Angus Kidman
Tuesday, 02 March 2010 09:44
IT Industry -
Market
Page 1 of 2
Australian PDF software developer Nitro PDF is planning on a combination of a 'freemium' software marketing plan and an expanded channel presence to help it eat into Adobe's dominant market share for PDF creation and management software.
"We're going after Adobe," CEO Sam Chandler told iTWire at the company's San Francisco office, where its headquarters shifted in early 2009. "We're very confident that we can build a big sustainable business here."
While Nitro Pro has been on the market since 2005, sales have grown rapidly since Chandler took over the CEO role in 2007 and began pushing the 'freemium' strategy, which uses free single-purpose downloads and web services to promote its more comprehensive paid offering.
"Revenue had been growing prior to that but because we had been competing with the behemoth that is Adobe, it was very hard to cut through," Chandler said. "But when we started acquiring and launching free PDF software, we found that this traffic could be migrated to Nitro Pro, in much the same way that Acrobat has been marketed by Adobe Reader all this time." Its PDF Download browser extension has been downloaded more than 16 million times.

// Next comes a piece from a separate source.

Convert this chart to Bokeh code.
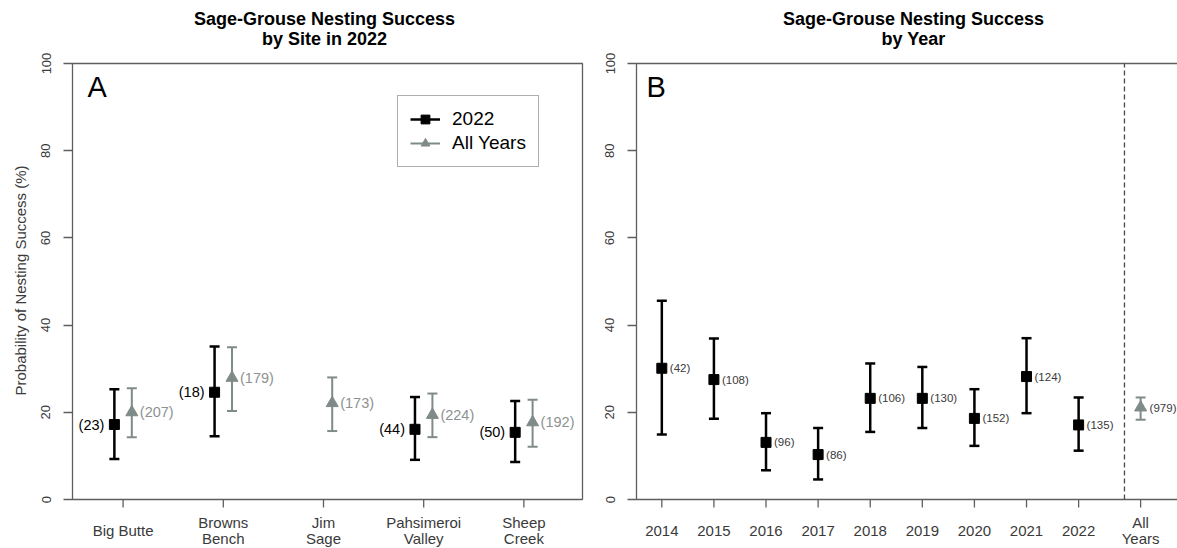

"We tend to release things in private betas and send a bunch of invitations through well-known and popular blogs," Chandler said. "It's just a really passionate engaged crowd. It's become our model for releasing and marketing."
For the paid Nitro PDF product, staying below Adobe's price point for Acrobat and aiming at mid-sized companies has been the main aim. "Companies with hundreds of employees expect some sort of scale-based volume discount, but won't get a look in from Adobe; they just don't care," Chandler said.